**INSTRUCTIONS TO FOLLOW**
With the images removed, repeat the data below exactly.

**STORED DATA**
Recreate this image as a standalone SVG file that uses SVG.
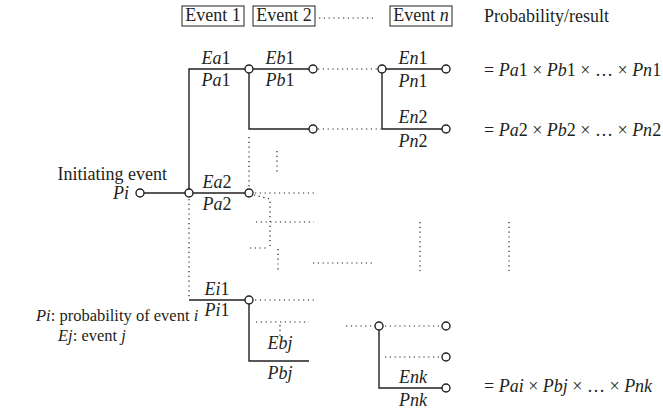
<svg xmlns="http://www.w3.org/2000/svg" width="663" height="413" viewBox="0 0 663 413">
  <style>
    text { font-family: "Liberation Serif", "Noto Serif", "DejaVu Serif", serif; font-size: 18px; fill: #231f20; }
    .c { text-anchor: middle; }
    .r { text-anchor: end; }
    .i { font-style: italic; }
    .legend { font-size: 16.5px; }
    .solid { fill: none; stroke: #231f20; stroke-width: 1.4; }
    .dot { fill: none; stroke: #231f20; stroke-width: 1.2; stroke-dasharray: 1.2 3.6; }
    .node { fill: #fff; stroke: #231f20; stroke-width: 1.4; }
    .box { fill: none; stroke: #231f20; stroke-width: 1; }
  </style>

  <!-- header row -->
  <g id="header">
    <rect class="box" x="182" y="6" width="62" height="20"/>
    <text x="213" y="21" class="c">Event 1</text>
    <rect class="box" x="253" y="6" width="62" height="20"/>
    <text x="284" y="21" class="c">Event 2</text>
    <line class="dot" x1="319" y1="18" x2="373" y2="18"/>
    <rect class="box" x="390" y="6" width="62" height="20"/>
    <text x="421" y="21" class="c">Event <tspan class="i">n</tspan></text>
    <text x="484" y="22">Probability/result</text>
  </g>

  <!-- connectors -->
  <g id="connectors">
    <!-- solid branches -->
    <path class="solid" d="M144 193 H249"/>
    <path class="solid" d="M189 193 V69 H313"/>
    <path class="solid" d="M249 69 V129 H313"/>
    <path class="solid" d="M382 69 H446"/>
    <path class="solid" d="M382 69 V129 H446"/>
    <path class="solid" d="M189 300 H249 V361 H309"/>
    <path class="solid" d="M379 326 V388 H446"/>

    <!-- dotted continuations -->
    <line class="dot" x1="318" y1="69" x2="378" y2="69"/>
    <line class="dot" x1="318" y1="129" x2="381" y2="129"/>
    <line class="dot" x1="249" y1="137" x2="249" y2="188"/>
    <line class="dot" x1="277" y1="151" x2="277" y2="174"/>
    <line class="dot" x1="255" y1="193" x2="314" y2="193"/>
    <path class="dot" d="M254 195 L270 199 V246"/>
    <line class="dot" x1="256" y1="222" x2="314" y2="222"/>
    <line class="dot" x1="250" y1="248" x2="268" y2="248"/>
    <line class="dot" x1="278" y1="249" x2="278" y2="271"/>
    <line class="dot" x1="313" y1="263" x2="373" y2="263"/>
    <line class="dot" x1="420" y1="222" x2="420" y2="271"/>
    <line class="dot" x1="509" y1="222" x2="509" y2="271"/>
    <line class="dot" x1="189" y1="199" x2="189" y2="297"/>
    <line class="dot" x1="255" y1="300" x2="314" y2="300"/>
    <line class="dot" x1="256" y1="322" x2="309" y2="322"/>
    <line class="dot" x1="280" y1="325" x2="280" y2="336"/>
    <line class="dot" x1="346" y1="326" x2="375" y2="326"/>
    <line class="dot" x1="385" y1="326" x2="442" y2="326"/>
    <line class="dot" x1="385" y1="357" x2="442" y2="357"/>
  </g>

  <!-- initiating event -->
  <g id="initiating">
    <text x="167" y="180" class="r">Initiating event</text>
    <text x="129" y="199" class="r i">Pi</text>
    <circle class="node" cx="140" cy="193" r="4"/>
  </g>

  <!-- event 1 branches -->
  <g id="event1">
    <circle class="node" cx="189" cy="193" r="4"/>
    <text x="216" y="64" class="c"><tspan class="i">Ea</tspan>1</text>
    <text x="216" y="86" class="c"><tspan class="i">Pa</tspan>1</text>
    <text x="217" y="188" class="c"><tspan class="i">Ea</tspan>2</text>
    <text x="217" y="210" class="c"><tspan class="i">Pa</tspan>2</text>
    <text x="217" y="295" class="c"><tspan class="i">Ei</tspan>1</text>
    <text x="217" y="316" class="c"><tspan class="i">Pi</tspan>1</text>
  </g>

  <!-- event 2 branches -->
  <g id="event2">
    <circle class="node" cx="249" cy="69" r="4"/>
    <circle class="node" cx="249" cy="193" r="4"/>
    <circle class="node" cx="249" cy="300" r="4"/>
    <text x="280" y="64" class="c"><tspan class="i">Eb</tspan>1</text>
    <text x="280" y="86" class="c"><tspan class="i">Pb</tspan>1</text>
    <text x="280" y="349" class="c i">Ebj</text>
    <text x="280" y="379" class="c i">Pbj</text>
  </g>

  <!-- intermediate nodes -->
  <g id="intermediate">
    <circle class="node" cx="313" cy="69" r="4"/>
    <circle class="node" cx="313" cy="129" r="4"/>
  </g>

  <!-- event n branches -->
  <g id="eventn">
    <circle class="node" cx="382" cy="69" r="4"/>
    <circle class="node" cx="446" cy="69" r="4"/>
    <circle class="node" cx="446" cy="129" r="4"/>
    <circle class="node" cx="379" cy="326" r="4"/>
    <circle class="node" cx="446" cy="326" r="4"/>
    <circle class="node" cx="446" cy="357" r="4"/>
    <circle class="node" cx="446" cy="388" r="4"/>
    <text x="413" y="64" class="c"><tspan class="i">En</tspan>1</text>
    <text x="413" y="87" class="c"><tspan class="i">Pn</tspan>1</text>
    <text x="413" y="123" class="c"><tspan class="i">En</tspan>2</text>
    <text x="413" y="147" class="c"><tspan class="i">Pn</tspan>2</text>
    <text x="413" y="383" class="c i">Enk</text>
    <text x="413" y="406" class="c i">Pnk</text>
  </g>

  <!-- results -->
  <g id="results">
    <text x="484" y="76">= <tspan class="i">Pa</tspan>1 × <tspan class="i">Pb</tspan>1 × … × <tspan class="i">Pn</tspan>1</text>
    <text x="484" y="136">= <tspan class="i">Pa</tspan>2 × <tspan class="i">Pb</tspan>2 × … × <tspan class="i">Pn</tspan>2</text>
    <text x="484" y="392">= <tspan class="i">Pai</tspan> × <tspan class="i">Pbj</tspan> × … × <tspan class="i">Pnk</tspan></text>
  </g>

  <!-- legend -->
  <g id="legend">
    <text x="36" y="321" class="legend"><tspan class="i">Pi</tspan>: probability of event <tspan class="i">i</tspan></text>
    <text x="58" y="341" class="legend"><tspan class="i">Ej</tspan>: event <tspan class="i">j</tspan></text>
  </g>
</svg>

**FINISHED EXERCISE**
Recreate this image as a standalone SVG file that uses SVG.
<svg xmlns="http://www.w3.org/2000/svg" width="663" height="413" viewBox="0 0 663 413">
  <style>
    text { font-family: "Liberation Serif", "Noto Serif", "DejaVu Serif", serif; font-size: 18px; fill: #231f20; }
    .c { text-anchor: middle; }
    .r { text-anchor: end; }
    .i { font-style: italic; }
    .legend { font-size: 16.5px; }
    .solid { fill: none; stroke: #231f20; stroke-width: 1.4; }
    .dot { fill: none; stroke: #231f20; stroke-width: 1.2; stroke-dasharray: 1.2 3.6; }
    .node { fill: #fff; stroke: #231f20; stroke-width: 1.4; }
    .box { fill: none; stroke: #231f20; stroke-width: 1; }
  </style>

  <!-- header row -->
  <g id="header">
    <rect class="box" x="182" y="6" width="62" height="20"/>
    <text x="213" y="21" class="c">Event 1</text>
    <rect class="box" x="253" y="6" width="62" height="20"/>
    <text x="284" y="21" class="c">Event 2</text>
    <line class="dot" x1="319" y1="18" x2="373" y2="18"/>
    <rect class="box" x="390" y="6" width="62" height="20"/>
    <text x="421" y="21" class="c">Event <tspan class="i">n</tspan></text>
    <text x="484" y="22">Probability/result</text>
  </g>

  <!-- connectors -->
  <g id="connectors">
    <!-- solid branches -->
    <path class="solid" d="M144 193 H249"/>
    <path class="solid" d="M189 193 V69 H313"/>
    <path class="solid" d="M249 69 V129 H313"/>
    <path class="solid" d="M382 69 H446"/>
    <path class="solid" d="M382 69 V129 H446"/>
    <path class="solid" d="M189 300 H249 V361 H309"/>
    <path class="solid" d="M379 326 V388 H446"/>

    <!-- dotted continuations -->
    <line class="dot" x1="318" y1="69" x2="378" y2="69"/>
    <line class="dot" x1="318" y1="129" x2="381" y2="129"/>
    <line class="dot" x1="249" y1="137" x2="249" y2="188"/>
    <line class="dot" x1="277" y1="151" x2="277" y2="174"/>
    <line class="dot" x1="255" y1="193" x2="314" y2="193"/>
    <path class="dot" d="M254 195 L270 199 V246"/>
    <line class="dot" x1="256" y1="222" x2="314" y2="222"/>
    <line class="dot" x1="250" y1="248" x2="268" y2="248"/>
    <line class="dot" x1="278" y1="249" x2="278" y2="271"/>
    <line class="dot" x1="313" y1="263" x2="373" y2="263"/>
    <line class="dot" x1="420" y1="222" x2="420" y2="271"/>
    <line class="dot" x1="509" y1="222" x2="509" y2="271"/>
    <line class="dot" x1="189" y1="199" x2="189" y2="297"/>
    <line class="dot" x1="255" y1="300" x2="314" y2="300"/>
    <line class="dot" x1="256" y1="322" x2="309" y2="322"/>
    <line class="dot" x1="280" y1="325" x2="280" y2="336"/>
    <line class="dot" x1="346" y1="326" x2="375" y2="326"/>
    <line class="dot" x1="385" y1="326" x2="442" y2="326"/>
    <line class="dot" x1="385" y1="357" x2="442" y2="357"/>
  </g>

  <!-- initiating event -->
  <g id="initiating">
    <text x="167" y="180" class="r">Initiating event</text>
    <text x="129" y="199" class="r i">Pi</text>
    <circle class="node" cx="140" cy="193" r="4"/>
  </g>

  <!-- event 1 branches -->
  <g id="event1">
    <circle class="node" cx="189" cy="193" r="4"/>
    <text x="216" y="64" class="c"><tspan class="i">Ea</tspan>1</text>
    <text x="216" y="86" class="c"><tspan class="i">Pa</tspan>1</text>
    <text x="217" y="188" class="c"><tspan class="i">Ea</tspan>2</text>
    <text x="217" y="210" class="c"><tspan class="i">Pa</tspan>2</text>
    <text x="217" y="295" class="c"><tspan class="i">Ei</tspan>1</text>
    <text x="217" y="316" class="c"><tspan class="i">Pi</tspan>1</text>
  </g>

  <!-- event 2 branches -->
  <g id="event2">
    <circle class="node" cx="249" cy="69" r="4"/>
    <circle class="node" cx="249" cy="193" r="4"/>
    <circle class="node" cx="249" cy="300" r="4"/>
    <text x="280" y="64" class="c"><tspan class="i">Eb</tspan>1</text>
    <text x="280" y="86" class="c"><tspan class="i">Pb</tspan>1</text>
    <text x="280" y="349" class="c i">Ebj</text>
    <text x="280" y="379" class="c i">Pbj</text>
  </g>

  <!-- intermediate nodes -->
  <g id="intermediate">
    <circle class="node" cx="313" cy="69" r="4"/>
    <circle class="node" cx="313" cy="129" r="4"/>
  </g>

  <!-- event n branches -->
  <g id="eventn">
    <circle class="node" cx="382" cy="69" r="4"/>
    <circle class="node" cx="446" cy="69" r="4"/>
    <circle class="node" cx="446" cy="129" r="4"/>
    <circle class="node" cx="379" cy="326" r="4"/>
    <circle class="node" cx="446" cy="326" r="4"/>
    <circle class="node" cx="446" cy="357" r="4"/>
    <circle class="node" cx="446" cy="388" r="4"/>
    <text x="413" y="64" class="c"><tspan class="i">En</tspan>1</text>
    <text x="413" y="87" class="c"><tspan class="i">Pn</tspan>1</text>
    <text x="413" y="123" class="c"><tspan class="i">En</tspan>2</text>
    <text x="413" y="147" class="c"><tspan class="i">Pn</tspan>2</text>
    <text x="413" y="383" class="c i">Enk</text>
    <text x="413" y="406" class="c i">Pnk</text>
  </g>

  <!-- results -->
  <g id="results">
    <text x="484" y="76">= <tspan class="i">Pa</tspan>1 × <tspan class="i">Pb</tspan>1 × … × <tspan class="i">Pn</tspan>1</text>
    <text x="484" y="136">= <tspan class="i">Pa</tspan>2 × <tspan class="i">Pb</tspan>2 × … × <tspan class="i">Pn</tspan>2</text>
    <text x="484" y="392">= <tspan class="i">Pai</tspan> × <tspan class="i">Pbj</tspan> × … × <tspan class="i">Pnk</tspan></text>
  </g>

  <!-- legend -->
  <g id="legend">
    <text x="36" y="321" class="legend"><tspan class="i">Pi</tspan>: probability of event <tspan class="i">i</tspan></text>
    <text x="58" y="341" class="legend"><tspan class="i">Ej</tspan>: event <tspan class="i">j</tspan></text>
  </g>
</svg>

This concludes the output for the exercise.